Exercise:
Starting at the first line of the data below, write out each line exactly until you reach the line containing "</script></body></html>", and include that line too.

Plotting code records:

========================

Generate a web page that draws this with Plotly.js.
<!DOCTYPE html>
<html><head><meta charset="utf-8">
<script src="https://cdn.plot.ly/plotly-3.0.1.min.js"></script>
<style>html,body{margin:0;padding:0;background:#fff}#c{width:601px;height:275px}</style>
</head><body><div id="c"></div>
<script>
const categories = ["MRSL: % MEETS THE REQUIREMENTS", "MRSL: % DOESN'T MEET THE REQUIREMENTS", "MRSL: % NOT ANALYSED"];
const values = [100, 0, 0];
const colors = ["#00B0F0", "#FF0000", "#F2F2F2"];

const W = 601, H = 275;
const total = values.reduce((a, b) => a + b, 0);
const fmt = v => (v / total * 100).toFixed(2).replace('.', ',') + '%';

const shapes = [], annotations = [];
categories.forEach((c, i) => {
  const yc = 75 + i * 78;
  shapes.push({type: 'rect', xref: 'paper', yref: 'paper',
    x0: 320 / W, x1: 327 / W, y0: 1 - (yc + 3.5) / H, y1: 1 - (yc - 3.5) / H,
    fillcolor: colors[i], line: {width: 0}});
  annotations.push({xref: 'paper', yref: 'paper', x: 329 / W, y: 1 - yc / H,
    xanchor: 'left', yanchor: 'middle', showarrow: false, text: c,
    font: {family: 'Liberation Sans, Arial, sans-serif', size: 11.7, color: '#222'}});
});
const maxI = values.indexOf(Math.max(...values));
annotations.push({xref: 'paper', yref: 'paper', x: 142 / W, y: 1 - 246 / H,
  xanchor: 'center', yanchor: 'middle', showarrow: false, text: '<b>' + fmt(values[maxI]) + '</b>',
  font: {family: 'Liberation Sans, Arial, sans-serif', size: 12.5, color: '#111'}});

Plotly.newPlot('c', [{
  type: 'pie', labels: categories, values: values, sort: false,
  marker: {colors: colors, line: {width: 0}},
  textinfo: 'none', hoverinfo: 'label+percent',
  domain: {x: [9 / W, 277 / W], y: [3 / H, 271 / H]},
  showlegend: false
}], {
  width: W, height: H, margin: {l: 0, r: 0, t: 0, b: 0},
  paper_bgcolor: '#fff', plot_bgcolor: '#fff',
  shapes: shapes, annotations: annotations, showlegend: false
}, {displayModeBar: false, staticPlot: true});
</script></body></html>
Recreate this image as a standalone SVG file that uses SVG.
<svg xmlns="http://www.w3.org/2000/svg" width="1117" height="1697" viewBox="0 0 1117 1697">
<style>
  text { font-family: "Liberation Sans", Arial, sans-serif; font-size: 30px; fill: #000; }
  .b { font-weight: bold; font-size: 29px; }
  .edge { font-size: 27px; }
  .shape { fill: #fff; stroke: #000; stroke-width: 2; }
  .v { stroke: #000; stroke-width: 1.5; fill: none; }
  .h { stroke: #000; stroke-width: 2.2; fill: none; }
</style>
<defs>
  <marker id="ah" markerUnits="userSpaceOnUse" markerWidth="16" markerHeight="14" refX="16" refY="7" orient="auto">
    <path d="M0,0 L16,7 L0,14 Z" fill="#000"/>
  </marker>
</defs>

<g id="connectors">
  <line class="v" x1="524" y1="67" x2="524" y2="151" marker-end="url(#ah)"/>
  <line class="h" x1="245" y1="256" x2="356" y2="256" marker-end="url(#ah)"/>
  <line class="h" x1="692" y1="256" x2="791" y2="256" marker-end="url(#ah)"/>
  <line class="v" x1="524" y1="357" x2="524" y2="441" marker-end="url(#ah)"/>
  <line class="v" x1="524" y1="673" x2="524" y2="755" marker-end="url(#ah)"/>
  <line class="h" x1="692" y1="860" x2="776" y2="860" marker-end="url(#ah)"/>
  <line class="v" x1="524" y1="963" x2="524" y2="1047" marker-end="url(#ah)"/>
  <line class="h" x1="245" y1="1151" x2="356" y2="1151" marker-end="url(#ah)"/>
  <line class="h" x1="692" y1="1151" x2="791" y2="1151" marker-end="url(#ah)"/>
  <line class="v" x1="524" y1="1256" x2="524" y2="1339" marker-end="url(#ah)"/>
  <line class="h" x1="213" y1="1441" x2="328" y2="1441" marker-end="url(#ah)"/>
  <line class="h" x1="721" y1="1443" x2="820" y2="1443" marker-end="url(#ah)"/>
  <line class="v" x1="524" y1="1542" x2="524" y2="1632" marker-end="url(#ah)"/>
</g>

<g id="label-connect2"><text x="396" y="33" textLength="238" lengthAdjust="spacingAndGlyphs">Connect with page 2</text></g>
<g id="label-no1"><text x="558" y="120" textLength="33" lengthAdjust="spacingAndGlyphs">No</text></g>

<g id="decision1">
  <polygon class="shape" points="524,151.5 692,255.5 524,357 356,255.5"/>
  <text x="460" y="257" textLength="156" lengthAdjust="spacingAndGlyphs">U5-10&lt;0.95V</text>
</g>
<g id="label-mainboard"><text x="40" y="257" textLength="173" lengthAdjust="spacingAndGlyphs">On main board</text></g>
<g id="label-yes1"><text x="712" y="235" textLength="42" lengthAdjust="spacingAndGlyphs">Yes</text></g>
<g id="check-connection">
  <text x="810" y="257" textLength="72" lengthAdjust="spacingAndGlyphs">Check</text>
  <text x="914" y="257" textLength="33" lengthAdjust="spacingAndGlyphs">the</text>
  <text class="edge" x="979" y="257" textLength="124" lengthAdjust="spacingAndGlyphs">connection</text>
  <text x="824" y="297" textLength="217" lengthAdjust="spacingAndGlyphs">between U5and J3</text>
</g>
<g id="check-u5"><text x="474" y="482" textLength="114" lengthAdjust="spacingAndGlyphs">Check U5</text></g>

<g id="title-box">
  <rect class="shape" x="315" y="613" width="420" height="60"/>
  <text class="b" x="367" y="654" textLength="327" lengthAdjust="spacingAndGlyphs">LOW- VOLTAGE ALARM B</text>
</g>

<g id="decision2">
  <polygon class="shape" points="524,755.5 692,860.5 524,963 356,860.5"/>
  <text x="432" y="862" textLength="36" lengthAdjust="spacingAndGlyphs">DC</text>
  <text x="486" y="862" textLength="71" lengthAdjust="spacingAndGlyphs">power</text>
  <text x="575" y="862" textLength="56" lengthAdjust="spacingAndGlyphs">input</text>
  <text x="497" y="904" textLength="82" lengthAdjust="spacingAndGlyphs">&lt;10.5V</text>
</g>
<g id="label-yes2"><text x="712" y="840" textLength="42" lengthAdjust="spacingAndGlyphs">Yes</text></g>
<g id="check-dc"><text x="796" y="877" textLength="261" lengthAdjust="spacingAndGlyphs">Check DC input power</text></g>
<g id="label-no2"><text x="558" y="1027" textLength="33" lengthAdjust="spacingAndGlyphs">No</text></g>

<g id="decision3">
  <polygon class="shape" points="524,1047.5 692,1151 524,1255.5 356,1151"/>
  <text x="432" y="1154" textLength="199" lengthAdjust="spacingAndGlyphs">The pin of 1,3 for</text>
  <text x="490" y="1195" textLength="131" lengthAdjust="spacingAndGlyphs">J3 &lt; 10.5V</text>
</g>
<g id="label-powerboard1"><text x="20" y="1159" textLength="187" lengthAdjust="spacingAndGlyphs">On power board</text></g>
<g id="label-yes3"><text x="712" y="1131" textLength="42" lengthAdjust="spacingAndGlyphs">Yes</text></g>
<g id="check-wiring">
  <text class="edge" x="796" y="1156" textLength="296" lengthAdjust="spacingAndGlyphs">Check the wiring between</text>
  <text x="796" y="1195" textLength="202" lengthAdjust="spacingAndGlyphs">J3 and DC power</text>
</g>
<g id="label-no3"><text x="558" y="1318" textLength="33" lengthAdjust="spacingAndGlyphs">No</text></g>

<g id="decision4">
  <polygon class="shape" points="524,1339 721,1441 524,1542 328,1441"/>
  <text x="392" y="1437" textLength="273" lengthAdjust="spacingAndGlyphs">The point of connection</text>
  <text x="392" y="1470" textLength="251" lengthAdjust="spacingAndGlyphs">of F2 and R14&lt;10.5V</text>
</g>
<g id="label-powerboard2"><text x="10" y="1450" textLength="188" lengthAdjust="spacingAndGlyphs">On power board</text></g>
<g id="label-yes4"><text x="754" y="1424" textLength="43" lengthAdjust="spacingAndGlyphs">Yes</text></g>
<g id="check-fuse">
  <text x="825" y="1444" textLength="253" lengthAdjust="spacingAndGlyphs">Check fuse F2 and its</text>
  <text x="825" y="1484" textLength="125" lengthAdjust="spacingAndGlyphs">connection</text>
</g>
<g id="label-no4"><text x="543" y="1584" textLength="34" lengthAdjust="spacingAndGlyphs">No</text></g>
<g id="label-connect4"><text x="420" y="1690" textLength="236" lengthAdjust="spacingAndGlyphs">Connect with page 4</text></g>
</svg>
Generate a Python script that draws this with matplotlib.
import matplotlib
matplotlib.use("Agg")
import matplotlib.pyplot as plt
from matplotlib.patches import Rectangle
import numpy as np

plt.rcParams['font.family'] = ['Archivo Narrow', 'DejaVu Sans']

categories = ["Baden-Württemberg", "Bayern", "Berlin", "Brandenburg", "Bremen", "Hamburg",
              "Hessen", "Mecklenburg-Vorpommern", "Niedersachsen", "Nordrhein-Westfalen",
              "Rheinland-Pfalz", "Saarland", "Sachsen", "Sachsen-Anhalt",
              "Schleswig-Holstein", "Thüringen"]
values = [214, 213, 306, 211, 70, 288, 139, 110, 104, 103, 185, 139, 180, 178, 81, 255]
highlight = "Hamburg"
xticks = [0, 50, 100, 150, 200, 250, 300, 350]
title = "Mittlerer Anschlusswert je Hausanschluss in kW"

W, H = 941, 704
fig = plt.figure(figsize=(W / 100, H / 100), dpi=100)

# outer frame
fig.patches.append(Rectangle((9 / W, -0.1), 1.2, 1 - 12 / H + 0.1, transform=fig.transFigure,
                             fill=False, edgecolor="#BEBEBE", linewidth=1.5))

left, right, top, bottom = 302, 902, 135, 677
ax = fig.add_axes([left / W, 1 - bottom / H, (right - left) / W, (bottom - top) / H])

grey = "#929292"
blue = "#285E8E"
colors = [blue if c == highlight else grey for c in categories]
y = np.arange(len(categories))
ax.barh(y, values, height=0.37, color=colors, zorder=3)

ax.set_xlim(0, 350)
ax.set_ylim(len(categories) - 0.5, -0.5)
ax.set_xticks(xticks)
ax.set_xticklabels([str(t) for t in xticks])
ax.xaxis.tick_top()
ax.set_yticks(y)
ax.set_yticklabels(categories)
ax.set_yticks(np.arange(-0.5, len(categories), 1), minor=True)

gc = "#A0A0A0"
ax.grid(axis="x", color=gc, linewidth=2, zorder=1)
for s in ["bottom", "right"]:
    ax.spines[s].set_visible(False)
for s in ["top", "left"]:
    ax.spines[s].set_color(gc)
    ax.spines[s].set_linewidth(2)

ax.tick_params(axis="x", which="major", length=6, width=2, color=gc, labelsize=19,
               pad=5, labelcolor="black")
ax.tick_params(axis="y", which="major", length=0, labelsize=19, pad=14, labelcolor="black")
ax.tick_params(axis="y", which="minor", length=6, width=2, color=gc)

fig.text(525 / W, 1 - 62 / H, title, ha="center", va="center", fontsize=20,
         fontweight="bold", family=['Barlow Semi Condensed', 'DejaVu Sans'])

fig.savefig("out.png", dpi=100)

========================

Task result:
Generate a web page that draws this with Plotly.js.
<!DOCTYPE html>
<html><head><meta charset="utf-8">
<script src="https://cdn.plot.ly/plotly-3.0.1.min.js"></script>
<style>html,body{margin:0;padding:0;background:#fff}#c{width:601px;height:275px}</style>
</head><body><div id="c"></div>
<script>
const categories = ["MRSL: % MEETS THE REQUIREMENTS", "MRSL: % DOESN'T MEET THE REQUIREMENTS", "MRSL: % NOT ANALYSED"];
const values = [100, 0, 0];
const colors = ["#00B0F0", "#FF0000", "#F2F2F2"];

const W = 601, H = 275;
const total = values.reduce((a, b) => a + b, 0);
const fmt = v => (v / total * 100).toFixed(2).replace('.', ',') + '%';

const shapes = [], annotations = [];
categories.forEach((c, i) => {
  const yc = 75 + i * 78;
  shapes.push({type: 'rect', xref: 'paper', yref: 'paper',
    x0: 320 / W, x1: 327 / W, y0: 1 - (yc + 3.5) / H, y1: 1 - (yc - 3.5) / H,
    fillcolor: colors[i], line: {width: 0}});
  annotations.push({xref: 'paper', yref: 'paper', x: 329 / W, y: 1 - yc / H,
    xanchor: 'left', yanchor: 'middle', showarrow: false, text: c,
    font: {family: 'Liberation Sans, Arial, sans-serif', size: 11.7, color: '#222'}});
});
const maxI = values.indexOf(Math.max(...values));
annotations.push({xref: 'paper', yref: 'paper', x: 142 / W, y: 1 - 246 / H,
  xanchor: 'center', yanchor: 'middle', showarrow: false, text: '<b>' + fmt(values[maxI]) + '</b>',
  font: {family: 'Liberation Sans, Arial, sans-serif', size: 12.5, color: '#111'}});

Plotly.newPlot('c', [{
  type: 'pie', labels: categories, values: values, sort: false,
  marker: {colors: colors, line: {width: 0}},
  textinfo: 'none', hoverinfo: 'label+percent',
  domain: {x: [9 / W, 277 / W], y: [3 / H, 271 / H]},
  showlegend: false
}], {
  width: W, height: H, margin: {l: 0, r: 0, t: 0, b: 0},
  paper_bgcolor: '#fff', plot_bgcolor: '#fff',
  shapes: shapes, annotations: annotations, showlegend: false
}, {displayModeBar: false, staticPlot: true});
</script></body></html>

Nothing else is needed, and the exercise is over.